R.I.P. Ernest Borgnine 1917 - 2012

Written by Whitney Scott Bain Monday, 09 July 2012

Movie News

How lucky I was to have worked with Mr. Borgnine on Escape From New York. He made time for everyone on the set and was a true, genuine human being. He had great stories to tell about his past roles, a quick wit and a strongman's grip of a handshake.

His infectious smile always brightened up everyone. You couldn't help but like him because he loved people. He was a big teddy bear at heart. 

Born Ermes Effron Borgnino in Hamden Connecticut from Italian parents who immigrated to America, he started off in his youth focused on boxing and entered the navy when he was 18 where he spent ten years in the service including serving his country during World War II. After being honorably discharged, he was employed in various factory jobs when one day, on the advice of his mother, she told him to take up acting because he had a boisterous voice.

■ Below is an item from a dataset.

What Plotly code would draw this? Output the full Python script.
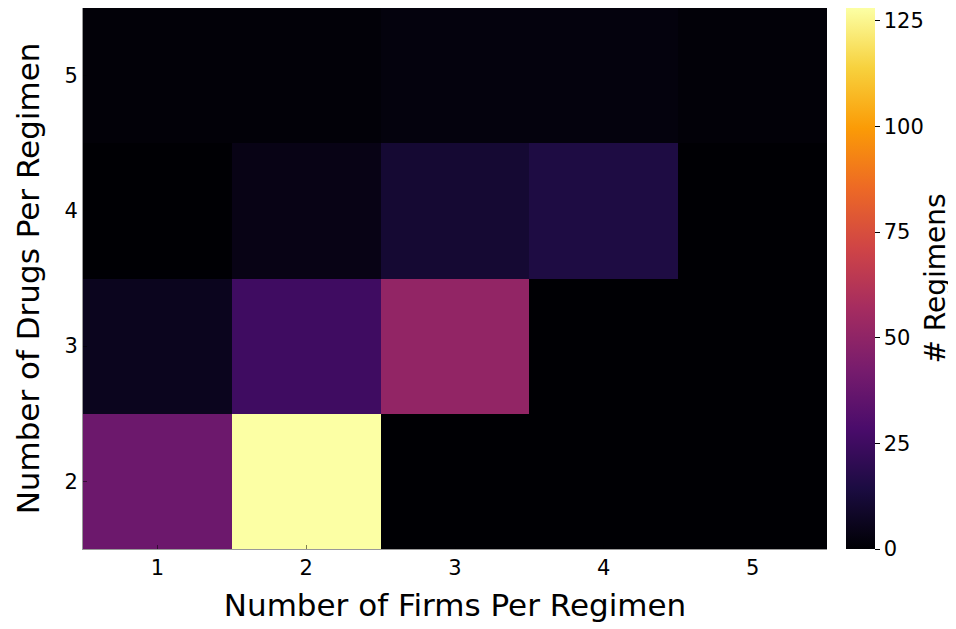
import plotly.graph_objects as go

firms = [1, 2, 3, 4, 5]
drugs = [2, 3, 4, 5]
# counts[row = drugs][col = firms]
counts_2 = [39, 128, 0, 0, 0]
counts_3 = [6, 25, 51, 0, 0]
counts_4 = [0, 4, 11, 15, 0]
counts_5 = [1, 1, 2, 2, 1]
z = [counts_2, counts_3, counts_4, counts_5]

cb_ticks = [0, 25, 50, 75, 100, 125]

font = "DejaVu Sans"
L, R, T, B = 75, 129, 0, 80
W, H = 948, 621
pw = W - L - R

fig = go.Figure(go.Heatmap(
    x=firms, y=drugs, z=z,
    colorscale="Inferno", zmin=0, zmax=128,
    xgap=0, ygap=0,
    colorbar=dict(
        x=(846 - 83) / pw, xanchor="left", xpad=0, ypad=0,
        y=0.5, yanchor="middle", len=1, lenmode="fraction",
        thickness=29, outlinewidth=0,
        tickvals=cb_ticks, ticks="outside", ticklen=5, tickcolor="black",
        tickfont=dict(family=font, size=21, color="black"),
    ),
))

fig.add_annotation(
    text="# Regimens", textangle=-90, showarrow=False,
    xref="paper", yref="paper", x=(935 - 83) / pw, y=0.5,
    xanchor="center", yanchor="middle", borderpad=0,
    font=dict(family=font, size=28, color="black"),
)

fig.update_layout(
    width=W, height=H,
    margin=dict(l=L, r=R, t=T, b=B, autoexpand=False),
    paper_bgcolor="white", plot_bgcolor="white",
    font=dict(family=font, color="black"),
    xaxis=dict(
        range=[0.5, 5.5], tickvals=firms, ticks="inside", ticklen=4,
        tickcolor="rgba(0,0,0,0.5)",
        showline=True, linecolor="rgba(0,0,0,0.4)", linewidth=1,
        showgrid=False, zeroline=False, automargin=False,
        tickfont=dict(family=font, size=21),
        title=dict(text="Number of Firms Per Regimen", font=dict(family=font, size=31),
                   standoff=15),
    ),
    yaxis=dict(
        range=[1.5, 5.5], tickvals=drugs, ticks="inside", ticklen=4,
        tickcolor="rgba(0,0,0,0.5)",
        showline=True, linecolor="rgba(0,0,0,0.4)", linewidth=1,
        showgrid=False, zeroline=False, automargin=False,
        tickfont=dict(family=font, size=21),
        title=dict(text="Number of Drugs Per Regimen", font=dict(family=font, size=31),
                   standoff=15),
    ),
)

fig.write_html("out.html")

Having enrolled in the Randall School of Drama in Hartford, Connecticut and later Barter Theater in Abingdon, Virginia working every odd job to support himself, he got his big break on Broadway in the play, Harvey playing a male nurse.

It wasn't long until he made his way to Hollywood and got his first feature role as Bill Street in, A Whistle At Eaton Falls, but what put him on the map was playing Frank Sinatra's antagonist, Sgt. Fatso Judson in From Here To Eternity.

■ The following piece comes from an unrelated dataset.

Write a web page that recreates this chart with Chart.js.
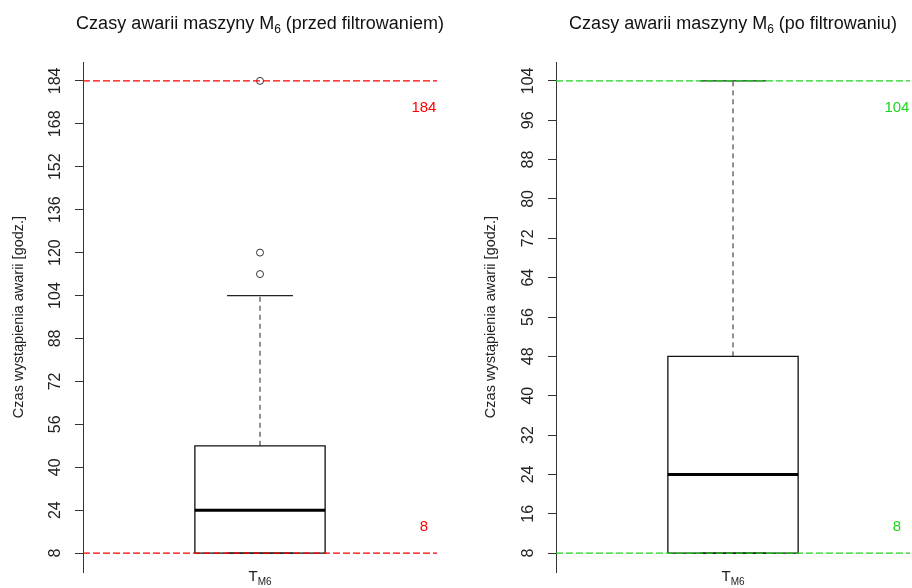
<!DOCTYPE html>
<html>
<head>
<meta charset="utf-8">
<script src="https://cdn.jsdelivr.net/npm/chart.js@4.4.1/dist/chart.umd.min.js"></script>
<style>
  body { margin: 0; background: #fff; }
  #wrap { position: relative; width: 912px; height: 588px; }
  #wrap canvas { position: absolute; top: 0; }
</style>
</head>
<body>
<div id="wrap">
  <canvas id="before" width="456" height="588" style="left:0"></canvas>
  <canvas id="after" width="456" height="588" style="left:456px"></canvas>
</div>
<script>
// dane
const categories = ['T_M6'];
// [q1, mediana, q3, dolny wąs, górny wąs]
const beforeBox = [8, 24, 48, 8, 104];
const beforeOutliers = [112, 120, 184];
const beforeLimits = [8, 184];
const beforeTicks = [8, 16, 24, 32, 40, 48, 56, 64, 72, 80, 88, 96, 104, 112, 120, 128, 136, 144, 152, 160, 168, 176, 184];
const beforeTickLabels = [8, 24, 40, 56, 72, 88, 104, 120, 136, 152, 168, 184];

const afterBox = [8, 24, 48, 8, 104];
const afterOutliers = [];
const afterLimits = [8, 104];
const afterTicks = [8, 16, 24, 32, 40, 48, 56, 64, 72, 80, 88, 96, 104];
const afterTickLabels = [8, 16, 24, 32, 40, 48, 56, 64, 72, 80, 88, 96, 104];

// tytuł: [tekst, indeks dolny, reszta]
const beforeTitle = ['Czasy awarii maszyny M', '6', ' (przed filtrowaniem)'];
const afterTitle = ['Czasy awarii maszyny M', '6', ' (po filtrowaniu)'];

const FONT = '"Liberation Sans", Arial, sans-serif';
const BOX_HALF = 0.184;   // pół szerokości pudełka (jedn. osi x)
const CAP_HALF = 0.093;

function seg(x1, y1, x2, y2) {
  return [{ x: x1, y: y1 }, { x: x2, y: y2 }];
}

function lineSet(data, color, width, dash, order) {
  return {
    data: data,
    borderColor: color, borderWidth: width, borderDash: dash || [],
    pointRadius: 0, fill: false, order: order, tension: 0
  };
}

// tekst z indeksem dolnym, wyśrodkowany w cx
function subText(ctx, parts, cx, y, size, subSize, drop) {
  ctx.font = size + 'px ' + FONT;
  const w0 = ctx.measureText(parts[0]).width;
  const w2 = parts[2] ? ctx.measureText(parts[2]).width : 0;
  ctx.font = subSize + 'px ' + FONT;
  const w1 = ctx.measureText(parts[1]).width;
  let x = cx - (w0 + w1 + w2) / 2;
  ctx.textAlign = 'left';
  ctx.textBaseline = 'alphabetic';
  ctx.font = size + 'px ' + FONT;
  ctx.fillText(parts[0], x, y);
  x += w0;
  ctx.font = subSize + 'px ' + FONT;
  ctx.fillText(parts[1], x, y + drop);
  x += w1;
  if (parts[2]) {
    ctx.font = size + 'px ' + FONT;
    ctx.fillText(parts[2], x, y);
  }
}

// tytuł, podpisy wartości granicznych i etykieta osi x (T z indeksem M6)
const textPlugin = {
  id: 'texty',
  afterDatasetsDraw(chart) {
    const p = chart.options.plugins.texty;
    const ctx = chart.ctx;
    const xs = chart.scales.x, ys = chart.scales.y;
    const area = chart.chartArea;
    ctx.save();
    ctx.fillStyle = p.color;
    ctx.font = '15px ' + FONT;
    ctx.textAlign = 'center';
    ctx.textBaseline = 'middle';
    const lx = xs.getPixelForValue(1.463);
    ctx.fillText(String(p.limits[1]), lx, ys.getPixelForValue(p.limits[1]) + 27);
    ctx.fillText(String(p.limits[0]), lx, ys.getPixelForValue(p.limits[0]) - 26);

    ctx.fillStyle = '#111';
    subText(ctx, p.title, (area.left + area.right) / 2, 29, 18, 12, 4);

    const sub = categories[0].split('_');
    ctx.fillStyle = '#222';
    subText(ctx, [sub[0], sub[1]], xs.getPixelForValue(1), area.bottom + 9, 15, 10, 4);
    ctx.restore();
  }
};

function makePanel(id, opts) {
  const b = opts.box;
  const lim = opts.limits;
  const range = lim[1] - lim[0];

  const datasets = [
    lineSet(seg(0.5, lim[0], 1.5, lim[0]), opts.color, 1.2, [7, 3], 0),
    lineSet(seg(0.5, lim[1], 1.5, lim[1]), opts.color, 1.2, [7, 3], 0),
    lineSet(seg(1 - BOX_HALF, b[1], 1 + BOX_HALF, b[1]), '#000', 3, null, 1),
    // pudełko q1..q3
    lineSet([
      { x: 1 - BOX_HALF, y: b[0] }, { x: 1 + BOX_HALF, y: b[0] },
      { x: 1 + BOX_HALF, y: b[2] }, { x: 1 - BOX_HALF, y: b[2] },
      { x: 1 - BOX_HALF, y: b[0] }
    ], '#111', 1.3, null, 2),
    lineSet(seg(1, b[2], 1, b[4]), '#222', 1, [5, 4], 3),
    lineSet(seg(1 - CAP_HALF, b[4], 1 + CAP_HALF, b[4]), '#222', 1.2, null, 3),
    lineSet(seg(1, b[3], 1, b[0]), '#222', 1, [5, 4], 3),
    lineSet(seg(1 - CAP_HALF, b[3], 1 + CAP_HALF, b[3]), '#222', 1.2, null, 3),
    {
      showLine: false, order: 3,
      data: opts.outliers.map(v => ({ x: 1, y: v })),
      pointStyle: 'circle', pointRadius: 3.5, pointBorderWidth: 1,
      pointBorderColor: '#333', pointBackgroundColor: 'rgba(0,0,0,0)'
    }
  ];

  return new Chart(document.getElementById(id), {
    type: 'line',
    data: { datasets: datasets },
    plugins: [textPlugin],
    options: {
      responsive: false,
      animation: false,
      layout: { padding: { left: 0, right: opts.padRight, top: 62, bottom: 16 } },
      plugins: {
        legend: { display: false },
        tooltip: { enabled: false },
        title: { display: false },
        texty: { color: opts.color, limits: lim, title: opts.title }
      },
      scales: {
        x: { type: 'linear', display: false, min: 0.5, max: 1.5, offset: false },
        y: {
          type: 'linear',
          min: lim[0] - 0.04 * range,
          max: lim[1] + 0.04 * range,
          afterFit: s => { s.width = opts.axisWidth; },
          afterBuildTicks: s => { s.ticks = opts.ticks.map(v => ({ value: v })); },
          border: { display: true, color: '#333', width: 1 },
          grid: { drawOnChartArea: false, drawTicks: true, tickLength: 8, color: '#333' },
          ticks: {
            minRotation: 90, maxRotation: 90,
            crossAlign: 'center',
            padding: 6,
            color: '#222',
            font: { family: FONT, size: 16 },
            callback: v => opts.tickLabels.includes(v) ? String(v) : ''
          },
          title: {
            display: true,
            text: 'Czas wystąpienia awarii [godz.]',
            color: '#222',
            font: { family: FONT, size: 14.5 },
            padding: { top: opts.titlePad, bottom: 0 }
          }
        }
      }
    }
  });
}

makePanel('before', {
  title: beforeTitle,
  box: beforeBox, outliers: beforeOutliers, limits: beforeLimits,
  ticks: beforeTicks, tickLabels: beforeTickLabels,
  color: '#ff0000', axisWidth: 83, padRight: 19, titlePad: 10
});

makePanel('after', {
  title: afterTitle,
  box: afterBox, outliers: afterOutliers, limits: afterLimits,
  ticks: afterTicks, tickLabels: afterTickLabels,
  color: '#1fd41f', axisWidth: 100, padRight: 2, titlePad: 26
});
</script>
</body>
</html>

His meaty roles portraying bad guys in westerns and dramas garnered him a chance against typecasting as the shy butcher, Marty Piletti in the film Marty of which he won the Oscar for Best Actor in 1955.

Many people remember him as Lt. Commander Quinton McHale in the comedy series, McHale's Navy. Very few people know that the original pilot for the show was quite serious. It was presented on Alcoa Theater hosted by Fred Astaire in 1962. The story entitled, Seven Against the Sea, dealt with a PT boat crew and their combat missions against the Japanese during World War II. At the end of a harrowing, but successful mission where they were to be decorated, all they wanted to do was have the luxury of taking a bath.

For every generation, there is a film that we will remember him by. The roles he played are etched in our minds. Dutch Engstrom from the Wild Bunch, Colby Trimble in Bad Day At Black Rock, Donnegan in Vera Cruz, Ragnar in The Vikings, Cabbie in Escape From New York, Al Martin in Willard, General Wordon in The Dirty Dozen, Trucker Cobb in The Flight of the Phoenix, Boris Voslov in Ice Station Zebra, Harry Booth in The Black Hole, Rogo in The Poseidon Adventure and Shack in Emperor of the North where he fought the other toughest guy on Earth on top of a moving freight train, Lee Marvin.

You have to appreciate the man's work playing our hero, Dominic Santini in Airwolf and you cannot have a smile burst across your face when he voiced the character, Mermaidman on Spongebob.

He was a real man and a class act, the likes of which we will never see again.

Rest In peace, Mr. Borgnine and thank you for your great work. We will always remember you.